Resolved: Service Interruption

This notice relates to the following platforms: VIP Go

Service has been restored following a 4 min interruption (08:23 – 08:27 UTC) caused by a maintenance deploy to platform level code. The error was reverted as quickly as possible.

Apologies for the inconvenience. Please let us know if you have any questions.


Incident Report

(published February 19, 2019 at 22:30 UTC)

Summary
On January 31, 2019 at 0822 UTC, a maintenance deployment caused five minutes of downtime for applications hosted on the VIP Go platform. This impact was platform-wide.

Timeline

  • 08:22 UTC: VIP team deploys changeset.
  • 08:23 UTC: Monitoring indicates increased error rates. VIP Team begins investigation.
  • 08:27 UTC: VIP team deploys revert.
  • 08:42 UTC: VIP Lobby post published. Due to the fast pace of this outage, Twitter was not included in our communications.

Root Cause
A maintenance release was deployed to VIP Go that removed some deprecated helper functions from the platform. One of these functions was still relied upon, by wpcom_vip_load_plugin(), the function used to load plugins in code.
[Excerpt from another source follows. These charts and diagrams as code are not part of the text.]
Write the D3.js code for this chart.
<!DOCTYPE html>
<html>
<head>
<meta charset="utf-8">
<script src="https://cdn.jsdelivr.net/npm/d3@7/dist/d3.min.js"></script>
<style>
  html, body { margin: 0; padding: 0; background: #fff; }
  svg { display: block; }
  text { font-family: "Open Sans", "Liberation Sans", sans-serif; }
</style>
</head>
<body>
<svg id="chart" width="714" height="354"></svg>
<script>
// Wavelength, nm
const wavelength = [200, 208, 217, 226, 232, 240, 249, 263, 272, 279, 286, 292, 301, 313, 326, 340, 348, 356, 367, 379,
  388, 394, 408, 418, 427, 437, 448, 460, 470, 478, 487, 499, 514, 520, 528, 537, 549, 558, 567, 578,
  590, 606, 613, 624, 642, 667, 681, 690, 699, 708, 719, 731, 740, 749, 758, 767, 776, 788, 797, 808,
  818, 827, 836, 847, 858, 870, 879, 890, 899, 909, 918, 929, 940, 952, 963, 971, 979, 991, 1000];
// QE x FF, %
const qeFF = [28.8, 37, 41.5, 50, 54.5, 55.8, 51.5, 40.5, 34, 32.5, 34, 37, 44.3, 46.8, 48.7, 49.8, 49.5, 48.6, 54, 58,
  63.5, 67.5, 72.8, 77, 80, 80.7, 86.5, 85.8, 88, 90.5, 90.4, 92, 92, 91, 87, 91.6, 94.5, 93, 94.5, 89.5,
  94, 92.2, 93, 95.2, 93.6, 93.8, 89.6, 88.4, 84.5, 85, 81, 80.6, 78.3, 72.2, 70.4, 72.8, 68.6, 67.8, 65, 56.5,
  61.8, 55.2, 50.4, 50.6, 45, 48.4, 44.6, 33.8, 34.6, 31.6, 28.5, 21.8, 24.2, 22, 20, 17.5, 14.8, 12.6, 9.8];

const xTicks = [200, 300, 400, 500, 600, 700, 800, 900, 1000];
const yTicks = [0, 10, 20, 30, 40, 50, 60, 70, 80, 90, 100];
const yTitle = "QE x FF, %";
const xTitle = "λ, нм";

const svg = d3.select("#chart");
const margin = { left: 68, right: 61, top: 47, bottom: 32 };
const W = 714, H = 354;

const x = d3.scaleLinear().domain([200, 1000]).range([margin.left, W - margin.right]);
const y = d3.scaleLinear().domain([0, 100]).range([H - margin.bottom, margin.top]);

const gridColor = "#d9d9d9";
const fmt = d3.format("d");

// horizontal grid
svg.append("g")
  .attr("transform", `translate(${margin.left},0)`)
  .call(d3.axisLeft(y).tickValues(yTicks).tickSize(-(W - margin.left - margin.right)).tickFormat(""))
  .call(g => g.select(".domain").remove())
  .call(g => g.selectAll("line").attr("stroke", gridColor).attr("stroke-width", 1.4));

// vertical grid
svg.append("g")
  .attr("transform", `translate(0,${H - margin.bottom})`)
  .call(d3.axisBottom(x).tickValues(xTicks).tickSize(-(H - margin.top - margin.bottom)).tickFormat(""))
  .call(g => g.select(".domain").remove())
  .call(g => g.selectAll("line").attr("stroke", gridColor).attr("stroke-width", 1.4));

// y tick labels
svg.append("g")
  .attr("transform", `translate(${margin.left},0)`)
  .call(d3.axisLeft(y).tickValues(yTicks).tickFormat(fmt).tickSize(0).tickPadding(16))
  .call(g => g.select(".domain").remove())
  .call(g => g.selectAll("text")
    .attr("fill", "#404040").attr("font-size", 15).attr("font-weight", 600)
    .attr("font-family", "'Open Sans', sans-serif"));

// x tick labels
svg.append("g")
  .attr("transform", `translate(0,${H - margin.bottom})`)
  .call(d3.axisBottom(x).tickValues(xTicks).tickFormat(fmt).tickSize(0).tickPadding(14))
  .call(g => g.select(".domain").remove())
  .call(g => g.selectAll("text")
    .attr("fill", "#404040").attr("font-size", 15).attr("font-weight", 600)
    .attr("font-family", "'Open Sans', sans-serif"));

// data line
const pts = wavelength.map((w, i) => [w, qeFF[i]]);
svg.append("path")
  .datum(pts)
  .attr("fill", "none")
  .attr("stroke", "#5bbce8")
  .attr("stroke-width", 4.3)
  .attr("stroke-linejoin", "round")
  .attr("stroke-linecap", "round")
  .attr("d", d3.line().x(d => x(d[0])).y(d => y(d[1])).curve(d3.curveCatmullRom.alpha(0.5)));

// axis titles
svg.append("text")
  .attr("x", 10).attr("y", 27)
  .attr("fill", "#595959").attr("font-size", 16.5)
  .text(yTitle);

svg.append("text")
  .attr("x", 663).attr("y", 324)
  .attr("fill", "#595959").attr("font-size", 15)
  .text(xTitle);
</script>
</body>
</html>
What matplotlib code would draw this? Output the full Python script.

As a result, all sites using wpcom_vip_load_plugin() experienced PHP fatal errors because of the missing function and the origins, therefore, returned 500 errors to incoming requests.

Future Prevention
We’re looking at two areas of improvement:

  • Improving our integration and pre-deploy testing to account for this specific use case so that similar issues can be caught earlier in the development process.
  • Improving our time-to-revert to reduce impact if similar issues come up again in the future.